Log in to your att account in a separate tab then click on the “opt-out mechanism” link in the article and it takes you right to the opt-out page in your account.  Very convenient. Much easier than trying to find the page through the att website.


You have heart, Bryan, which is why I usually read your articles.

Too many believe that we have come to live in dangerous times (we have always lived in dangerous times; its the degree that matters) and that our gravest enemy is from without (it is not). The chance of a mad-person doing some dastardly deed to you or to me is small. However, the government looks at the collective and then uses the easiest stratagem that affects everyone, regardless the consequences to the greater individual freedoms for a society. And therein lies the fine line between freedom and its lose.

To make clearer the issue, when government becomes so committed to usurping public freedoms, losing perspective to the point that it allows others (corporations) to do the same, then the danger steps beyond the pale and the danger itself subsumes the protector. Cannot freedom of thought also be so challenged!

Our greatest worry should be that literary skills (necessary skills for complex understanding) are falling to a point where we may be entering a dark-age* out of which we cannot climb. Most of our children and peers may have the basic skill of language (reading, texting, verbal) but that is but the grunts and groans to communications and understanding.

Literature speaks stronger than pictures so if you have the skills beyond basic language, go to the source instead of the copy. Read again, and always have on hand both Orwell’s and Kafka’s novels, ‘1984’ and ‘The Trail’. Read them alone and without distraction.

*  “Dark Age Ahead” (from Wikipedia) Dark Age Ahead is a 2004 book by Jane Jacobs describing what she sees as the decay of five key “pillars” in North America: community and family, higher education, science and technology, taxes and government responsive to citizen’s needs, and self-policing by the learned professions.

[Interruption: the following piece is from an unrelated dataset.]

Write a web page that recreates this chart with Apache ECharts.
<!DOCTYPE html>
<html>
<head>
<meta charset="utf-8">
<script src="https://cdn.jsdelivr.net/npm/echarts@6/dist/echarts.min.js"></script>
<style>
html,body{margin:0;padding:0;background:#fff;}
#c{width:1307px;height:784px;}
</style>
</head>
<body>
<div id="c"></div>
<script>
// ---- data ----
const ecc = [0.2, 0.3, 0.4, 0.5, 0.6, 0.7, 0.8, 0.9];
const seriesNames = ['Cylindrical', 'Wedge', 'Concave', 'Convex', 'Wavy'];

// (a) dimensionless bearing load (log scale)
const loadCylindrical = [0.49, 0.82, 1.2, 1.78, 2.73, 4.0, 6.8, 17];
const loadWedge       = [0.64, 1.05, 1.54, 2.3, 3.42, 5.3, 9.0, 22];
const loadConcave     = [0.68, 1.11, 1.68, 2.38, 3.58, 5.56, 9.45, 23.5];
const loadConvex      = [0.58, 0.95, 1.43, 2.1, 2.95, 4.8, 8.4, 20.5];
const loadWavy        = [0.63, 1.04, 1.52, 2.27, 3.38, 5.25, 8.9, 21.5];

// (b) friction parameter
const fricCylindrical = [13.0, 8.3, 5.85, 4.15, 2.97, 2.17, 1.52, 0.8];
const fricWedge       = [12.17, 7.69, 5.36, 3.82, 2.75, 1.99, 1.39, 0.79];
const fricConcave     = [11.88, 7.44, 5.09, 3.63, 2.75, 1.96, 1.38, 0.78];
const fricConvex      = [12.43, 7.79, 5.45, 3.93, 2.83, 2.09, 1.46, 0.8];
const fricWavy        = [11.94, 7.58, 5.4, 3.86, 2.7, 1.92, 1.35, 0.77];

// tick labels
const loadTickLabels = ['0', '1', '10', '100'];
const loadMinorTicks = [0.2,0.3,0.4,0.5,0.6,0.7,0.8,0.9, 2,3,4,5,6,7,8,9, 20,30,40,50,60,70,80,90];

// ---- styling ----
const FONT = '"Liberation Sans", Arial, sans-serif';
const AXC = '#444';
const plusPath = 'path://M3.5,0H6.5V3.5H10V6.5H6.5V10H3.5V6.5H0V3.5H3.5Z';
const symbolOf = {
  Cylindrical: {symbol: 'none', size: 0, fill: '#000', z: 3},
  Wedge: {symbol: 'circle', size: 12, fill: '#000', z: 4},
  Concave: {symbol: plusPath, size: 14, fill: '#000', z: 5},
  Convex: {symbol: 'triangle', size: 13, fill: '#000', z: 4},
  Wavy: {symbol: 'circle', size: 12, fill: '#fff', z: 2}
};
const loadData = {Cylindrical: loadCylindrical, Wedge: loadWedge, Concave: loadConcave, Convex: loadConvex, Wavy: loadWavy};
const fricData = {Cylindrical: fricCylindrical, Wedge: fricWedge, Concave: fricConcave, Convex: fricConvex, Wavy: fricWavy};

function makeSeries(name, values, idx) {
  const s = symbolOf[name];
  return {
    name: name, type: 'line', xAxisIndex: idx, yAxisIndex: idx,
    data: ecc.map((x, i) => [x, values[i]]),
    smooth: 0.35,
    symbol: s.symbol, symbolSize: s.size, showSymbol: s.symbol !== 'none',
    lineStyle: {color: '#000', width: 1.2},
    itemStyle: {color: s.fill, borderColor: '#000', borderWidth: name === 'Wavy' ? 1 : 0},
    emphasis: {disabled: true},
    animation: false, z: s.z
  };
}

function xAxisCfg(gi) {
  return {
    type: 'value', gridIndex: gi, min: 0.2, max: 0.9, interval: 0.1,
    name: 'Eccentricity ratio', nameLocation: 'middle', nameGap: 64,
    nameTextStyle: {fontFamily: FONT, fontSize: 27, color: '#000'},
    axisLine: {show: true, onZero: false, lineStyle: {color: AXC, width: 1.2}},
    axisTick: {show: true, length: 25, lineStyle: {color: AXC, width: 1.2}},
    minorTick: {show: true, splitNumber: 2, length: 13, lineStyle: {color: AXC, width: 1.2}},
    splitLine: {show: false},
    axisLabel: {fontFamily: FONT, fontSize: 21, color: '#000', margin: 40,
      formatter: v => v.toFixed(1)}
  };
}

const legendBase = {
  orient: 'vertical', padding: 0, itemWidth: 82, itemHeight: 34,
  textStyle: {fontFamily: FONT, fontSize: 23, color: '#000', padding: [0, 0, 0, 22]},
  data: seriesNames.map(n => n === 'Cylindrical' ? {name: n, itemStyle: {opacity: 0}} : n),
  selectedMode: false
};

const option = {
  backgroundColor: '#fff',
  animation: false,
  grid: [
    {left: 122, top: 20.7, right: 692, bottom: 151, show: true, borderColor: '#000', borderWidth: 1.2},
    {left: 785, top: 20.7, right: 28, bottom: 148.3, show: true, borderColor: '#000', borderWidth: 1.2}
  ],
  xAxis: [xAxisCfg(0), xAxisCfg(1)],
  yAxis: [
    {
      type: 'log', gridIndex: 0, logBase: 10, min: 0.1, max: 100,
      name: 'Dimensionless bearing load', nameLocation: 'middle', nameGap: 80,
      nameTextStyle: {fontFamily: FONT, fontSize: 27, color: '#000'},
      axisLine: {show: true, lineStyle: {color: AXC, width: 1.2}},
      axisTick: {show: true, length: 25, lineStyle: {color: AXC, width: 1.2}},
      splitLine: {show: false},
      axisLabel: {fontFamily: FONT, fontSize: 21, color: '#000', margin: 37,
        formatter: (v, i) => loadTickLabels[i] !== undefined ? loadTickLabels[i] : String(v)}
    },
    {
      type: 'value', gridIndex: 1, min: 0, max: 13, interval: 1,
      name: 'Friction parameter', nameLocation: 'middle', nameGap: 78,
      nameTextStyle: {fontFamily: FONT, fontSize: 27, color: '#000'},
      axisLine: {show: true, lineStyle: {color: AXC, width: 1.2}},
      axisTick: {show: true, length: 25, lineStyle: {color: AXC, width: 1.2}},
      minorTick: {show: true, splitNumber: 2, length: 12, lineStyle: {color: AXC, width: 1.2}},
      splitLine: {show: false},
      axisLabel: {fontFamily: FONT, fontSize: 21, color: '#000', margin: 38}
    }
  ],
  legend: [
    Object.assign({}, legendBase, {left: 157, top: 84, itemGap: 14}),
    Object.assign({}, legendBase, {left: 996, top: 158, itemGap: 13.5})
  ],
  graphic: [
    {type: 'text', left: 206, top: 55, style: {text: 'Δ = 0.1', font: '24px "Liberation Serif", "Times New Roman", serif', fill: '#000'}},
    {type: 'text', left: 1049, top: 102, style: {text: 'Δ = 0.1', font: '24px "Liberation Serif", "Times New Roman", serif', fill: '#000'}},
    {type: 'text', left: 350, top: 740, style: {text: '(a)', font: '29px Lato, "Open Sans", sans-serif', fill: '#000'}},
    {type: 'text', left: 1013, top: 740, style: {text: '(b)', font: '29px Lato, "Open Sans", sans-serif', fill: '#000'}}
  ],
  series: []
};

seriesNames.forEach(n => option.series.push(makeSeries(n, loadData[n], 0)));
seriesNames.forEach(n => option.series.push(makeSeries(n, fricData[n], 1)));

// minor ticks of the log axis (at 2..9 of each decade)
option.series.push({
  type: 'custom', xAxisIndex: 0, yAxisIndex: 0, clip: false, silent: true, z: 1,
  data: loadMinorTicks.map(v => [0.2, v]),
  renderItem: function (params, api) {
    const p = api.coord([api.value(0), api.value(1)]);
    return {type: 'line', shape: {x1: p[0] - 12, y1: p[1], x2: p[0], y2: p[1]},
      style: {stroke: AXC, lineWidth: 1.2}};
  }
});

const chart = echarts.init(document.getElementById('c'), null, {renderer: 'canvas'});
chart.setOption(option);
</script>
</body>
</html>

Thanks for this.  I opted out.  I appreciate the heads-up. 


Heck, if the government gets it, why shouldn’t advertisers have it too, amiright? Up here! ::highfive::


This is the second time in a week that I’ve nearly choked on my morning coffee. Perhaps you’d consider posting a ‘choke alert’ at the head of your snark-laden pieces.

You would appear to have doubts, perhaps a misgiving or two, about the private sector’s practising the principles of capitalism in their most [delete]unprincipled[/delete] unfettered form by [delete]pillaging[/delete] selling our anonymised data to willing, and undoubtedly principled, purchasers.

Why, it is through such offsets that costs to consumers can be lowered, man! Think of it! By selling your data (at a premium, one should add) the carriers will receive revenue which, in a magnanimous gesture of goodwill and glorious generosity, they could very well apply to the cost of those services that generate said data and revenues. And if not, why, they could invest in infrastructural development which, having spent less out of pocket on said development, they could pass along to the customer at a relatively lower cost. More services and at a lower cost!

And they’re selling these data, which means those data are going to other members of the private sector. Who else would pay for data? Anonymously without personal identifiers. Imagine the possibilities, man! What could possibly go wrong? Where is your enthusiasm?

It’s not as if these purchasers in the private sector could hire really smart analysts, or some pre-pubescent geniuses, who would generate models and algorithms with these data that could then be used to strategically target or deny adverts and services to specific regions and demographics (or persons), now could they? After all, those people are already working for Google and Facebook, and they’re already swimming in the stuff. No, these poor sods will be on their own, and will have to just muddle through with, who knows, some high school drop outs. No worries, mate!


Bryan Chaffin

You crack me up, too, wab95. smile

You know, I have so many problems with Google’s profile-selling business model, but at least Google gives something back. Every product and service Google offers (and to a lesser extent, Facebook) is intended to gather more information about us, but the company is at least offering those products and services to get that data.

AT&T and Verizon selling our data is nothing but a naked grab for more profits, and as you alluded, none of it will ever benefit us, the product.


In case you have a landline service from AT&T as well (yes, there are some of us still in that camp!), there is an opt-out for that Home Phone or DSL Account too.  Be sure to verify the opt-out settings on ALL your AT&T lines.


Thanks your right it works for home phones too.